Housing in Russia reflects the country's history, geography and traditions. According to Russian Public Opinion Research Center 65 percent of Russians live in apartments, 31 percent in a private house and 4 percent in dormitories. The share of Russians who own an apartment or a house is relatively high and amounts to about 54 percent. About 11 percent reside in a rented apartment or house. The rest live with their relatives or friends.

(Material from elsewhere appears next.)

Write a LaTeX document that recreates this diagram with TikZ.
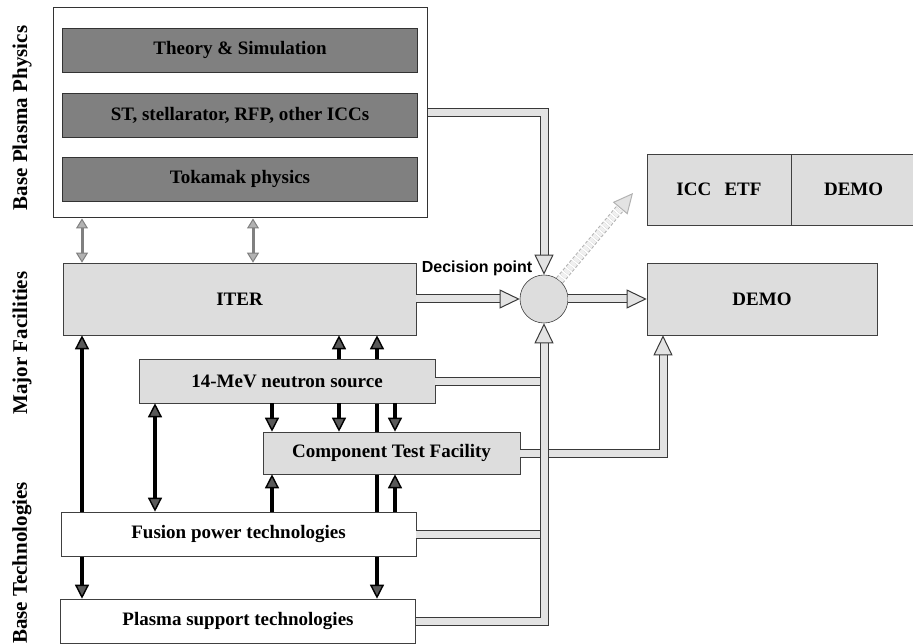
\documentclass[tikz,border=0pt]{standalone}
\usepackage{fontspec}
\setmainfont{Liberation Serif}
\newfontfamily\decfont{Liberation Sans}
\usetikzlibrary{arrows.meta,backgrounds}

\begin{document}
\begin{tikzpicture}[x=1pt,y=-1pt,
    font=\fontsize{19}{21}\selectfont\bfseries,
    pip/.tip={Triangle[length=20pt,width=19pt,fill=gray!22,line width=1pt]},
    blk/.tip={Triangle[length=14pt,width=14pt,fill=black!65,line width=1.4pt]},
    gry/.tip={Triangle[length=10pt,width=12pt,fill=gray!60,line width=1pt]},
    pipe/.style={draw=gray!45!black,line width=1pt,double=gray!22,double distance=7pt},
    bar/.style={draw=black,line width=3.5pt},
    link/.style={draw=black!50,line width=3pt}]

        \useasboundingbox (0,0) rectangle (913,644);

        % side labels
        \begin{scope}[every node/.style={rotate=90,font=\fontsize{21}{23}\selectfont\bfseries}]
          \node (lbpp) at (22,118) {Base Plasma Physics};
          \node (lmf)  at (22,343) {Major Facilities};
          \node (lbt)  at (22,563) {Base Technologies};
        \end{scope}

        \node[draw=gray!40!black,line width=1pt,fill=white,minimum width=374pt,minimum height=210pt] (bpp) at (240,113) {};

        \begin{scope}[every node/.style={draw=gray!40!black,line width=0.5pt,fill=gray,minimum width=355pt,minimum height=44pt}]
          \node (theory) at (240,50)  {Theory \& Simulation};
          \node (alt)    at (240,115) {ST, stellarator, RFP, other ICCs};
          \node (tok)    at (240,179) {Tokamak physics};
        \end{scope}

        \begin{scope}[every node/.style={draw=gray!50!black,line width=0.6pt,fill=gray!27,minimum height=44pt}]
          \node[minimum width=353pt,minimum height=72pt] (iter) at (239.5,299) {ITER};
          \node[minimum width=296pt] (nsrc) at (287,381) {14-MeV neutron source};
          \node[minimum width=257pt,minimum height=42pt] (ctf) at (391.5,453) {Component Test Facility};
          \node[minimum width=230pt,minimum height=72pt] (demo) at (762,299) {DEMO};
          \node[minimum width=144pt,minimum height=71pt] (etf) at (719,189.5) {ICC\hspace{0.7em}ETF};
          \node[minimum width=124pt,minimum height=71pt,anchor=west] (etfdemo) at (etf.east) {DEMO};
          \node[circle,minimum size=48pt,inner sep=0pt] (dec) at (544,299) {};
        \end{scope}

        \begin{scope}[every node/.style={draw=gray!50!black,line width=0.6pt,fill=white,minimum width=355pt,minimum height=44pt}]
          \node (fpt) at (238.5,534) {Fusion power technologies};
          \node (pst) at (238,621)  {Plasma support technologies};
        \end{scope}

        \node[font=\decfont\fontsize{16}{18}\selectfont\bfseries] (dlabel) at (477,268) {Decision point};

        \coordinate (c1) at (82,0);
        \coordinate (c2) at (155,0);
        \coordinate (c3) at (272,0);
        \coordinate (c4) at (339,0);
        \coordinate (c5) at (377,0);
        \coordinate (c6) at (395,0);
        \coordinate (c7) at (253,0);
        \coordinate (demoin) at (663,0);
        \coordinate (etfin) at (633,193);

        % gray pipes
        \draw[pipe] (nsrc.east) -- (nsrc.east -| dec.south);
        \draw[pipe] (fpt.east) -- (fpt.east -| dec.south);
        \draw[pipe,-pip] (ctf.east) -| (demo.south -| demoin);
        \draw[pipe,-pip] (pst.east) -| (dec.south);
        \draw[pipe,-pip] (bpp.east) -| (dec.north);
        \draw[pipe,-pip] (iter.east) -- (dec.west);
        \draw[pipe,-pip] (dec.east) -- (demo.west);
        \draw[pipe,-pip,draw=gray!60,double=gray!12,densely dashed] (dec.50) -- (etfin);

        \draw[link,gry-gry] (bpp.south -| c1) -- (iter.north -| c1);
        \draw[link,gry-gry] (bpp.south -| c7) -- (iter.north -| c7);

        \begin{scope}[on background layer]
          \draw[bar,blk-blk] (iter.south -| c1) -- (pst.north -| c1);
          \draw[bar,blk-blk] (iter.south -| c5) -- (pst.north -| c5);
        \end{scope}
        \draw[bar,blk-blk] (nsrc.south -| c2) -- (fpt.north -| c2);
        \draw[bar,-blk] (nsrc.south -| c3) -- (ctf.north -| c3);
        \draw[bar,-blk] (fpt.north -| c3) -- (ctf.south -| c3);
        \draw[bar,-blk] (nsrc.north -| c4) -- (iter.south -| c4);
        \draw[bar,-blk] (nsrc.south -| c4) -- (ctf.north -| c4);
        \draw[bar,-blk] (nsrc.south -| c6) -- (ctf.north -| c6);
        \draw[bar,-blk] (fpt.north -| c6) -- (ctf.south -| c6);

      \end{tikzpicture}
\end{document}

There are several major types of apartment blocks common in Russia. A Khrushchyovka is probably the most popular type. Usually it is a 4 or 5-storied concrete-paneled or brick apartment building with notoriously small apartments, extensively constructed in the 1960s and 1970s to solve the housing problem. Stalin-era buildings (Stalinka) from 1930s - 1950s are usually larger and more comfortable, however many of them require major renovation. One more type of apartment blocks is Brezhnevka built mostly in the 1970s and 1980s. Apartments there are a bit larger, and the buildings themselves are 9-16 stories high.  
Finally, the housing boom in 2000s led to wide-scale construction of new apartment buildings from economy to premium class based both on improved Soviet projects and new original decisions.

A typical Russian apartment includes a kitchen, a lavatory, sometimes a balcony and from one to three rooms. Unlike many other countries, when Russian people describe an apartment, they count all rooms, not just bedrooms. It's a common practice to have only one lavatory in the apartment, though modern apartments may have more lavatories and rooms.

Private housing boom began in the 1990s and is still going on. Most private houses are built in the suburbs of large cities. Obtaining a building permit is quite easy and the building regulations for private houses are quite liberal. The house must not be higher than 20 meters and must not have more than 3 floors. It should be located at least 5 meters from the plot border. Brick houses are more common in central and southern regions while wooden houses dominate in the north. 

As of 2019, an average price for one square meter in a new apartment amounted to 64 thousand rubles.

The Human Rights Measurement Initiative finds that Russia is fulfilling 71.7% of what they should be fulfilling for the right to housing, based on their level of income.